__Written exercise__.
Of all the lines in the material, how many include the word "script"? Reply with the number alone.
▼
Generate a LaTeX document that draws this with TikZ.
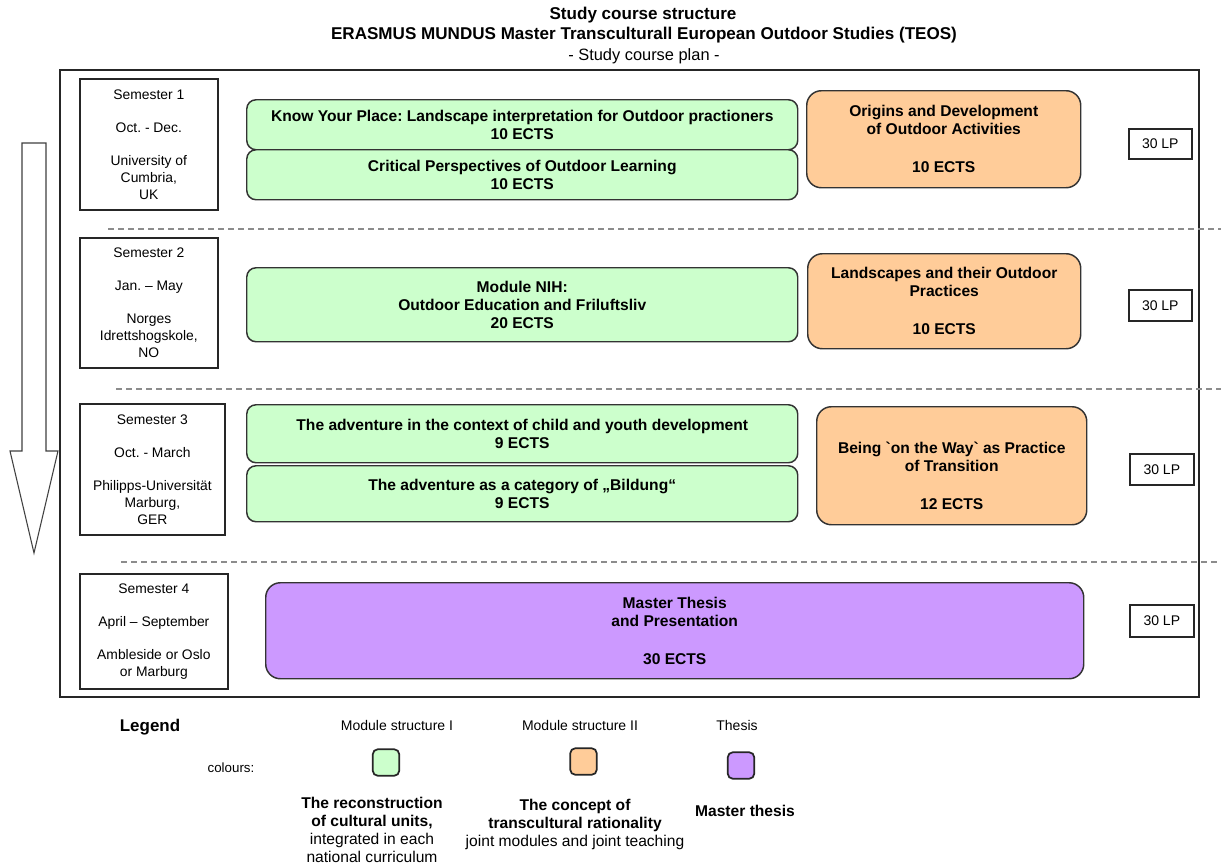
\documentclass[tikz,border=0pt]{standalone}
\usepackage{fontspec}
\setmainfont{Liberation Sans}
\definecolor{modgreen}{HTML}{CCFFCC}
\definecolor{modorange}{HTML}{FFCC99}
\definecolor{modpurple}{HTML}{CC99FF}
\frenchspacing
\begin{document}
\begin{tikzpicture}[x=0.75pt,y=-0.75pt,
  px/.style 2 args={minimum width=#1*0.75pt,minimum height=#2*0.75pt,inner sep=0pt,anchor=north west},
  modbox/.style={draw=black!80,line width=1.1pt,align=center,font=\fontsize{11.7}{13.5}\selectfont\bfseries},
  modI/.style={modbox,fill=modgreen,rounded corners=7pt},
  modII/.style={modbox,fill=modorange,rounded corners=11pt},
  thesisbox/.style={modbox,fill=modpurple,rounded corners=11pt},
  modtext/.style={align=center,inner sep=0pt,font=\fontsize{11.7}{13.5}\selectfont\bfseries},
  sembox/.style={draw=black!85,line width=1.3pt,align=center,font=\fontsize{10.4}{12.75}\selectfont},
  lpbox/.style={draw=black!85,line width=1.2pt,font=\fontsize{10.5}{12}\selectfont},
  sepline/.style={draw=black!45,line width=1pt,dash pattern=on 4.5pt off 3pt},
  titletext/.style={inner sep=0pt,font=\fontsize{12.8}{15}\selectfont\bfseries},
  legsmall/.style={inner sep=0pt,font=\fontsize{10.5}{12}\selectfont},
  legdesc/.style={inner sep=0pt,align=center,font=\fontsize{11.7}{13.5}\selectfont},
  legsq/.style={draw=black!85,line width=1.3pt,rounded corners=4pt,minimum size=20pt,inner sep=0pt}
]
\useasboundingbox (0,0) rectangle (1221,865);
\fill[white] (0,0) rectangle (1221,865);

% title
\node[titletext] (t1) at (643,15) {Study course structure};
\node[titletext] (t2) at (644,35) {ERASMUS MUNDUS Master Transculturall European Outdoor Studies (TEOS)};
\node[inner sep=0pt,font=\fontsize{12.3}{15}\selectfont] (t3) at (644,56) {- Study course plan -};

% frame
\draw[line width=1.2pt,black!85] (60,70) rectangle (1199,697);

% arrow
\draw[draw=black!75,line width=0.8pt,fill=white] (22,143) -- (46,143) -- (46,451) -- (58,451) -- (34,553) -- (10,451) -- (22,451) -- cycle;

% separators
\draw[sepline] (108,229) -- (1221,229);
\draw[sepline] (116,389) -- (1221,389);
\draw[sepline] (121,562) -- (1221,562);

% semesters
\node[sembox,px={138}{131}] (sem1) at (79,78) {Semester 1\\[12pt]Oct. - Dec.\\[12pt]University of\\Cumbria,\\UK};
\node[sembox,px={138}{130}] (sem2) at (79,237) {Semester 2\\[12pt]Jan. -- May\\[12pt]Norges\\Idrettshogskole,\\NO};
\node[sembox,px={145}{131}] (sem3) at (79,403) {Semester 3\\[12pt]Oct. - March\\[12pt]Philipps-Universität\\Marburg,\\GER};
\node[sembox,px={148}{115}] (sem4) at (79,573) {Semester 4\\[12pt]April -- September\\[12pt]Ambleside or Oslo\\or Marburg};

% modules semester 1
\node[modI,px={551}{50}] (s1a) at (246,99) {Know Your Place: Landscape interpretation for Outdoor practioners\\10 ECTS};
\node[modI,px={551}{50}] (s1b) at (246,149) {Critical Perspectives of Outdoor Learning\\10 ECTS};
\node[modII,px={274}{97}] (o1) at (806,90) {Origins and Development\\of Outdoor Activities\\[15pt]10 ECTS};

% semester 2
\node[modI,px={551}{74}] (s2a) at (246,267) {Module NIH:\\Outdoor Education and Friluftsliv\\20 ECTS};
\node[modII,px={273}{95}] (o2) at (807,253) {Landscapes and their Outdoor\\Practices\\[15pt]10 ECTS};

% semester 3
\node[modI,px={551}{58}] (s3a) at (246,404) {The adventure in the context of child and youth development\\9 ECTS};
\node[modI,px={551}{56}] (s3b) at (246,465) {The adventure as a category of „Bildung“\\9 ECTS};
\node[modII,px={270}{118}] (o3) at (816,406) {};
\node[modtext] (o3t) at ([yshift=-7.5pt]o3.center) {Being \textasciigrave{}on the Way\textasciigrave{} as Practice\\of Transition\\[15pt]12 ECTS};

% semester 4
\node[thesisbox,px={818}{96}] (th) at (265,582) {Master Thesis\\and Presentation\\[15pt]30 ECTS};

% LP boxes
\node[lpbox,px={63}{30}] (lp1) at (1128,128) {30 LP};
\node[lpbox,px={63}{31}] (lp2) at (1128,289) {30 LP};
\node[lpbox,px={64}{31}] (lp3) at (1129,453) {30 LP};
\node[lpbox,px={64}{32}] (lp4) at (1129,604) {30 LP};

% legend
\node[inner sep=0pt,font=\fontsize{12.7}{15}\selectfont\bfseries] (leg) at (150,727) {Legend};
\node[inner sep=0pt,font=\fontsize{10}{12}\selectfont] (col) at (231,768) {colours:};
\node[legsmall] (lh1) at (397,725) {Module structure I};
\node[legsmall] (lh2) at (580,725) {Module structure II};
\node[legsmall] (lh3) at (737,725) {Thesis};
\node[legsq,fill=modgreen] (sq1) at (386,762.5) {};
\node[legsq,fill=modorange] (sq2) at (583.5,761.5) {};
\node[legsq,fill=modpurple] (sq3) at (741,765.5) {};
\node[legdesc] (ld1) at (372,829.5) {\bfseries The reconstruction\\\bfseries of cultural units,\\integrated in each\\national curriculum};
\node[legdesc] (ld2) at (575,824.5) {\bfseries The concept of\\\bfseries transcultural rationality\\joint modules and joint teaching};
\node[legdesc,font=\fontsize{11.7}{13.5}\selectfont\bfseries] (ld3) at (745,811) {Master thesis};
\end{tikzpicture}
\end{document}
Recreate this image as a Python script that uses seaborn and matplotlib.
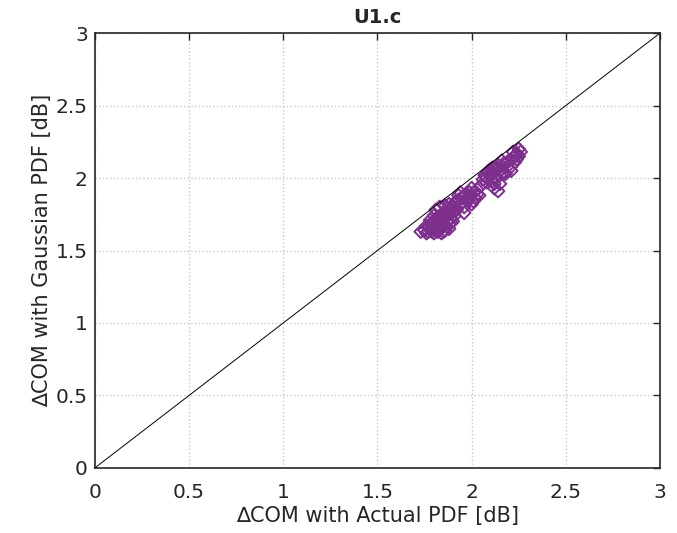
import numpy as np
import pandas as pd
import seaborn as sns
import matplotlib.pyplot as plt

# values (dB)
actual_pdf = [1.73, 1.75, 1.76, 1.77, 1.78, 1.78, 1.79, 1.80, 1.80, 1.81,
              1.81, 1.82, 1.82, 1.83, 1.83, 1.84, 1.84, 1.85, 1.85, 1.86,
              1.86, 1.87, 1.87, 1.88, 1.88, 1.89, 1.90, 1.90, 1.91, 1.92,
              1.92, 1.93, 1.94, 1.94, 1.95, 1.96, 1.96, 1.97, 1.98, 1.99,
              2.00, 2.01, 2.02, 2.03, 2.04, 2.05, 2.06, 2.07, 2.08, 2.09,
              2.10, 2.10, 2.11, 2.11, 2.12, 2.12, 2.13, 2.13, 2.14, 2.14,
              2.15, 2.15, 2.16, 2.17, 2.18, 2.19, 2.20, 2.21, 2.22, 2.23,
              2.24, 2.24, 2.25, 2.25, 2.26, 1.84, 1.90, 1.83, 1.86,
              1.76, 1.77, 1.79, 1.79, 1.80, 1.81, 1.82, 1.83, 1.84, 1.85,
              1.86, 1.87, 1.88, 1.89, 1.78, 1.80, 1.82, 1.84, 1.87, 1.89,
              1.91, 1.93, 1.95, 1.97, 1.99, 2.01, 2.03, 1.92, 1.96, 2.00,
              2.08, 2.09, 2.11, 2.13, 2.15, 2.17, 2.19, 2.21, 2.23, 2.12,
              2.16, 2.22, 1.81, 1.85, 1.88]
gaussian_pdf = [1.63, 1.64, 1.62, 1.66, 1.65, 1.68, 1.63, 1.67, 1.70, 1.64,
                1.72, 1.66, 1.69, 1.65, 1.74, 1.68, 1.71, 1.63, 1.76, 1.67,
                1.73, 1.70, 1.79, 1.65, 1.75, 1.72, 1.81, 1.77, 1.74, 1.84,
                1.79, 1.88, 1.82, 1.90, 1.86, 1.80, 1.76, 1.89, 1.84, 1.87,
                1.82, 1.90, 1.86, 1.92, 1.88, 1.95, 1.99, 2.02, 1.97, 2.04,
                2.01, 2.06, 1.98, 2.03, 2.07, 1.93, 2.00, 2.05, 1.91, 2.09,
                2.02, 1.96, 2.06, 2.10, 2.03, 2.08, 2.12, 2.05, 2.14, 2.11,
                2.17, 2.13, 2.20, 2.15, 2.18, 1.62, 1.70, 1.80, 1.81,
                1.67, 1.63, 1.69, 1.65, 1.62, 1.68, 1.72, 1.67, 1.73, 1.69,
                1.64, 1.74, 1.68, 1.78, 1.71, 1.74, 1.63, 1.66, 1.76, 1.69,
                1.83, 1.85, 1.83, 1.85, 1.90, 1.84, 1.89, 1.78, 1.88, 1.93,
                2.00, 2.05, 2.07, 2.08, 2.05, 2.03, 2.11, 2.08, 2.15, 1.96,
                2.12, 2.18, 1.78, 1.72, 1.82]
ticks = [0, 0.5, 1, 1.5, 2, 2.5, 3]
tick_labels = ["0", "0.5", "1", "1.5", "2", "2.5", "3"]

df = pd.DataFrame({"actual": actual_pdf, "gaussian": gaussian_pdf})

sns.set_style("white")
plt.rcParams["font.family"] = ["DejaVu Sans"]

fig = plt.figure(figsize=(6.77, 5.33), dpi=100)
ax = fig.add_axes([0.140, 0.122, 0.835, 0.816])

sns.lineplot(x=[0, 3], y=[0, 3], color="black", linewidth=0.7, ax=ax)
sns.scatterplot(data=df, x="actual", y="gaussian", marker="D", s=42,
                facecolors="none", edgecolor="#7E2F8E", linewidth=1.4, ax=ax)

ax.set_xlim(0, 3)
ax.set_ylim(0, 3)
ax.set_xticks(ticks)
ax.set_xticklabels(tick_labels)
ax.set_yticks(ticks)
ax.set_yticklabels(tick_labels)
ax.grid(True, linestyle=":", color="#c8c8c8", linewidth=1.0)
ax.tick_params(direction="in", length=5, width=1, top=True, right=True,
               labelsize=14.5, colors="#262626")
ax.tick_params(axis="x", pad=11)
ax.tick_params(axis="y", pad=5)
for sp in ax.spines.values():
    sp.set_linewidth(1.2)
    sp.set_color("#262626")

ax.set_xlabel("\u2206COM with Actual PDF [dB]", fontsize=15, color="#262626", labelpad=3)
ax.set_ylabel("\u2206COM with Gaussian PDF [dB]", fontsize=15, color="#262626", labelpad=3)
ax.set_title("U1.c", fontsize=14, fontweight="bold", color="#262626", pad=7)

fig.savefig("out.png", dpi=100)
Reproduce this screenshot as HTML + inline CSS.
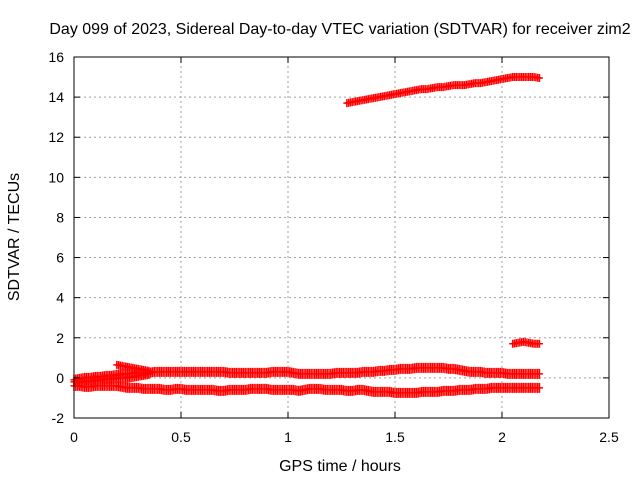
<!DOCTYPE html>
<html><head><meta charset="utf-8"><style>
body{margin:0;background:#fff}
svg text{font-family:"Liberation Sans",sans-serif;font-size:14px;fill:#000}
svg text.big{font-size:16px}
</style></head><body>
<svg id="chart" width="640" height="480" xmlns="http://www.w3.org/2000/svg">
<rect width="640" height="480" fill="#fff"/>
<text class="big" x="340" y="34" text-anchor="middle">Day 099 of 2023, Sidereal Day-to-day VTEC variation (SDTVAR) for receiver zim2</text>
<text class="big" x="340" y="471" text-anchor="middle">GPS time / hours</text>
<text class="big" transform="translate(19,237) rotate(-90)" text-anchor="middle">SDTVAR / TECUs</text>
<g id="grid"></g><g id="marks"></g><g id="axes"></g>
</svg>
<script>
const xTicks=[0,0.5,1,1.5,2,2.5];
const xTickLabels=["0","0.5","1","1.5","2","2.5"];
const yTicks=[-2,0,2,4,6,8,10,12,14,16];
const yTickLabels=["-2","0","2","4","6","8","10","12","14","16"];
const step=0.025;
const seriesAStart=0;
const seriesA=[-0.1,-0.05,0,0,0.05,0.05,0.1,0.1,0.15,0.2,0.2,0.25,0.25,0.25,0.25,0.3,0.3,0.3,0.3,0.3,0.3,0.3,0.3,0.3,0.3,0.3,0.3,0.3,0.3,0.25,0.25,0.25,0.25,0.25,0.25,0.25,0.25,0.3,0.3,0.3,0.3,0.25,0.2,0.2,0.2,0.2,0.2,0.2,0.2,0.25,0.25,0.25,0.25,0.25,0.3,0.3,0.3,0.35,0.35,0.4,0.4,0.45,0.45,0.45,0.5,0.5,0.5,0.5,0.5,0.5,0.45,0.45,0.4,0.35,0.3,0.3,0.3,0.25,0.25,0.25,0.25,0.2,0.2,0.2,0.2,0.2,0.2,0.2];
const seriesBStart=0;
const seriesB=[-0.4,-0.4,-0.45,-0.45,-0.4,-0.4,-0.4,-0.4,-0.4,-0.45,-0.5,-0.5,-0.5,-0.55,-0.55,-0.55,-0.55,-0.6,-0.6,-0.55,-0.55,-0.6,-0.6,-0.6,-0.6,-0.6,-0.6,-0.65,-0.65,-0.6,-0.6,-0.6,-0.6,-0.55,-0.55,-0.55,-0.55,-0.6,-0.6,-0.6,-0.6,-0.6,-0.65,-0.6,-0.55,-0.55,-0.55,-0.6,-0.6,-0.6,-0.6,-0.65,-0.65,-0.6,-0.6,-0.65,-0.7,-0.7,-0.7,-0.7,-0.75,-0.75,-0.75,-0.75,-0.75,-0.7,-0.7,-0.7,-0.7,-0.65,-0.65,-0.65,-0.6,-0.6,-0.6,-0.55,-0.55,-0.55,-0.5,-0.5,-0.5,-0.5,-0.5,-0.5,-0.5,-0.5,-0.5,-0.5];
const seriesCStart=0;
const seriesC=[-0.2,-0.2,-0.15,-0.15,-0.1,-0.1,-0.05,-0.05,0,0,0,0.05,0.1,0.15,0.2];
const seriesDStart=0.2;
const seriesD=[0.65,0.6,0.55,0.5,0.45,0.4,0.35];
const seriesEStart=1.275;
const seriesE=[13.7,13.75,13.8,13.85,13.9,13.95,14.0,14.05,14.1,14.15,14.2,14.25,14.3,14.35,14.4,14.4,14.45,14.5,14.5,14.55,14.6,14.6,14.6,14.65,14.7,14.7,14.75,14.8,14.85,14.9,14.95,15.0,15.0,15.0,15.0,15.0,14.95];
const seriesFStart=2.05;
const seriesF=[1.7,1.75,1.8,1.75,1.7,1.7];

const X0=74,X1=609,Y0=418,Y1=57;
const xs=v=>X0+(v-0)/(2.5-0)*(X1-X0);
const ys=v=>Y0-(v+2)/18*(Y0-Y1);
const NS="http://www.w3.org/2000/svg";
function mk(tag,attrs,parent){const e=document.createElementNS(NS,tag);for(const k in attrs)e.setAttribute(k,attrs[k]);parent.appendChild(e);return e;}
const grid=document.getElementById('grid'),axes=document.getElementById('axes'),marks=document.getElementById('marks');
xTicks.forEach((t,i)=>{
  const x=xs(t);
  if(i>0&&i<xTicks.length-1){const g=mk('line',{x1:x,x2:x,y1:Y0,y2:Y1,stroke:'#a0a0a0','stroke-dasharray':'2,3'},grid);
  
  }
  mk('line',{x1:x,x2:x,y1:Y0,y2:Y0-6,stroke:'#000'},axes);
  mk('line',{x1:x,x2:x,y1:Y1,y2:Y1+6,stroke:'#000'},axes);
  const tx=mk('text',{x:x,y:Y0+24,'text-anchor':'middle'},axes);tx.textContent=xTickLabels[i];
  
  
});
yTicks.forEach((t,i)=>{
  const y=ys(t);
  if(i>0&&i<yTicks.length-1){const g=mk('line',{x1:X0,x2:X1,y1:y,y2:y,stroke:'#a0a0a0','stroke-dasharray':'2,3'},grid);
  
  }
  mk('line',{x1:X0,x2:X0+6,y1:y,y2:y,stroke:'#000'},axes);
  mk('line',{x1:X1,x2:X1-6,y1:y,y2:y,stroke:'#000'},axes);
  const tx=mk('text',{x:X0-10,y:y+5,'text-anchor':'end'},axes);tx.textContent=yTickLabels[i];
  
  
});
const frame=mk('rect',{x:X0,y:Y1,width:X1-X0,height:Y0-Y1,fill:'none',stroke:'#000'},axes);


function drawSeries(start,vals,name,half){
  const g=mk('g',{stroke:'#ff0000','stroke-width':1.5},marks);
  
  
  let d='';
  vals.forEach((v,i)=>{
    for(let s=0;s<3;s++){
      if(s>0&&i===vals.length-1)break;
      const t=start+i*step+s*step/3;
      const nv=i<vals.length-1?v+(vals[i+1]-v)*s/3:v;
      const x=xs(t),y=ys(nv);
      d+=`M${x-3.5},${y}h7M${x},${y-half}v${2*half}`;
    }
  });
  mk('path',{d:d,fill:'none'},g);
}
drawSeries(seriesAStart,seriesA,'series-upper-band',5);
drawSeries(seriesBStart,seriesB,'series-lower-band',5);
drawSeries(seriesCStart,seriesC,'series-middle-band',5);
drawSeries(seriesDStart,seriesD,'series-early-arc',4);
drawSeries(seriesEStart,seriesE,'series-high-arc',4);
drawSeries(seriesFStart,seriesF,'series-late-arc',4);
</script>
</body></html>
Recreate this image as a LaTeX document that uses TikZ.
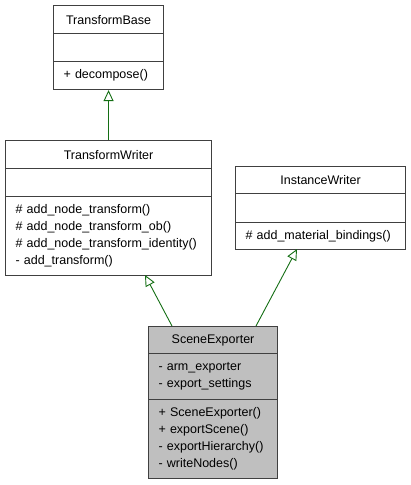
▲
__Output of the task__.
3